Hermanos y hermanas habría que repasar todo el evangelio para contestar, cómo nos amó, cómo él nos amó, con cuánta paciencia trata a Pedro, con cuánta humildad trata a esos discípulos y con cuánta humildad infinita se entrega a ellos lavándoles los pies como un discípulo, como un siervo. Claro, con razón Pedro se escandaliza, con razón Pedro no quiere que le lave los pies; ¿cómo me vas a lavar tú los pies a mí? y el Señor dice: deja que lo haga, esta es la manera de dar testimonio del amor que quiero enseñarles. Otra vez también Pedro había metido la pata de las muchas que metió la pata, en que el Señor dijo que iba a padecer y no sé cuánto y él le dijo no Señor no, de ninguna manera, no te va a pasar eso, yo voy a dar la vida por ti, etcétera.

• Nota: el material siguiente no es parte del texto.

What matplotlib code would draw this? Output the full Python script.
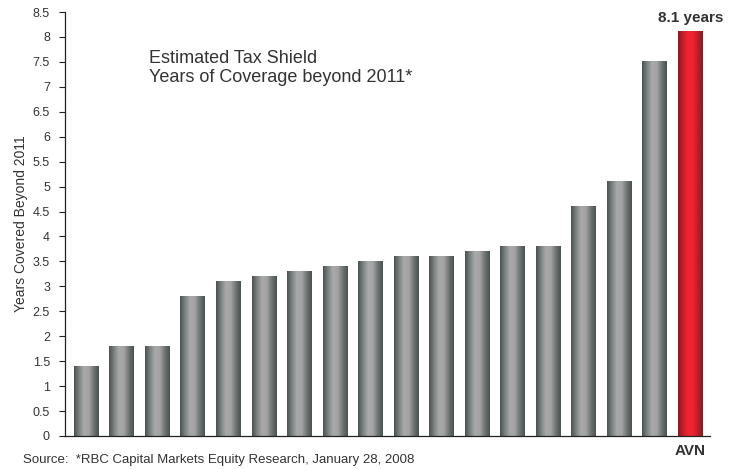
import numpy as np
import matplotlib.pyplot as plt
from matplotlib.colors import LinearSegmentedColormap

plt.rcParams['font.family'] = ['Liberation Sans', 'DejaVu Sans']

# Years of tax shield coverage beyond 2011, ascending, AVN last
values = [1.4, 1.8, 1.8, 2.8, 3.1, 3.2, 3.3, 3.4, 3.5, 3.6, 3.6, 3.7,
          3.8, 3.8, 4.6, 5.1, 7.5, 8.1]
labels = [''] * 17 + ['AVN']
highlight = 'AVN'
yticks = [0, 0.5, 1, 1.5, 2, 2.5, 3, 3.5, 4, 4.5, 5, 5.5, 6, 6.5, 7, 7.5, 8, 8.5]

grey_cm = LinearSegmentedColormap.from_list(
    'cyl_grey', ['#4a5251', '#7d8282', '#a9a9a9', '#a3a3a3', '#6f7474', '#4a5251'])
red_cm = LinearSegmentedColormap.from_list(
    'cyl_red', ['#7e1d22', '#c81e2a', '#f02433', '#ee2332', '#c01d28', '#7e1d22'])

fig = plt.figure(figsize=(7.38, 4.69), dpi=100)
ax = fig.add_axes([0.088, 0.0704, 0.874, 0.904])

x = np.arange(len(values))
width = 0.7
bars = ax.bar(x, values, width=width, color='none', edgecolor='none')

# shade each bar like a cylinder
grad = np.linspace(0, 1, 64).reshape(1, -1)
for bar, lab in zip(bars, labels):
    cm = red_cm if lab == highlight else grey_cm
    x0 = bar.get_x()
    ax.imshow(grad, cmap=cm, aspect='auto', interpolation='bilinear',
              extent=[x0, x0 + bar.get_width(), 0, bar.get_height()], zorder=2)

ax.set_xlim(-0.6, 17.55)
ax.set_ylim(0, 8.5)
ax.set_yticks(yticks)
ax.set_yticklabels([f'{t:g}' for t in yticks])
ax.set_xticks([])
ax.tick_params(axis='y', direction='out', length=4.3, width=0.8, pad=6.5,
               labelsize=9, labelcolor='#333333', color='#222222')
for side in ['top', 'right']:
    ax.spines[side].set_visible(False)
for side in ['left', 'bottom']:
    ax.spines[side].set_color('#222222')
    ax.spines[side].set_linewidth(0.9)

ax.set_ylabel('Years Covered Beyond 2011', fontsize=10, color='#333333')
ax.yaxis.set_label_coords(-0.057, 0.5)

# highlighted bar annotations
hi = labels.index(highlight)
ax.text(x[hi], values[hi] + 0.13, f'{values[hi]:g} years', ha='center', va='bottom',
        fontsize=11, fontweight='bold', color='#333333')
ax.text(x[hi], -0.16, highlight, ha='center', va='top',
        fontsize=11, fontweight='bold', color='#333333')

ax.text(0.131, 0.91, 'Estimated Tax Shield\nYears of Coverage beyond 2011*',
        transform=ax.transAxes, ha='left', va='top', fontsize=13,
        color='#333333', linespacing=1.15)

fig.text(0.031, 0.02, 'Source:  *RBC Capital Markets Equity Research, January 28, 2008',
         ha='left', va='center', fontsize=9.5, color='#333333')

fig.savefig('out.png', dpi=100)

Buenísimo para hablar, era buenísimo para decir tonteras y cosas y gracias a Dios que se convirtió después, que el Señor lo convirtió con el Espíritu Santo, porque Pedro era fatal, no, no te pasará eso jamás y el Señor le dice apártate de mí Satanás, tú piensas como los hombres y no como Dios, no has entendido ni papas, de lo que se trata esta cuestión.

Porque Pedro quería apartarlo de la Cruz y la Cruz era el medio que él había decidido para entregarse enteramente por nosotros y darnos ejemplo de cómo se debía amar, dando la vida por los demás.

Hermanos ahí está, ahí está claro, ya que nos dejó ese gran mandamiento del amor nos dice, lávense los pies los unos a los otros, si yo me pongo a pensar en eso tengo que decir que yo sepa en mi vida y que no son pocos mis años, jamás le he lavado los pies a nadie, ¡jamás!; como no sea porque alguien está enfermo o por alguna necesidad emergente, que yo le haya lavado los pies a nadie, ni creo que se los vaya a lavar en el futuro tampoco. Pero de eso no se trata. Todo parece indicar según los sinópticos que ni siquiera el Señor jamás lavó los pies a sus discípulos. A Juan no le interesa eso, a Juan le interesa decir que el Señor eso fue lo que hizo durante toda su vida, le lavó los pies a sus discípulos, porque se convirtió en su siervo, porque se puso a su servicio y a tal punto le costó haberse puesto a su servicio, que un día de tantos tuvo que dejarse que hicieran con él lo que les diera la gana, tuvo que dejarse que lo abofetearan y lo escupieran y que lo azotaran y que lo crucificaran porque hasta ahí llega el servicio y el amor a los demás.

Hermanos, el sacramento de la eucaristía no es otra cosa que el alimento para poder amar y ¿cuándo nosotros vamos a meternos en la cabeza esa frase?, porque yo la sigo preguntando y las respuestas que me dan son correctas pero son muy abstractas, ¿para qué nos dejó el Señor su Cuerpo y su Sangre? ¡Ah!, para que nos salváramos, para que tuviéramos vida eterna, así sí, todo muy cierto; nadie está diciendo que no, pero eso es muy poco concreto. El Señor nos dejó su Cuerpo y su Sangre para que pudiéramos tener dentro de nosotros los mecanismos que nos hacen capaces de amarnos como él nos amó. No hay ninguna otra razón por la cual nos dejó la eucaristía, que para que tuviéramos la fuerza de amarnos como él nos amó.

Que esta celebración de hoy, nos deje eso bien claro, que los discípulos suyos o que por lo menos pretendemos hacerlo, sin ningún mérito, que por lo menos nos esforcemos seriamente por ser aquellos en quienes brilla la práctica del gran mandamiento del amor, ayudados y sustentados y alimentados por la fuerza que viene de su Cuerpo y de su Sangre. Así sea.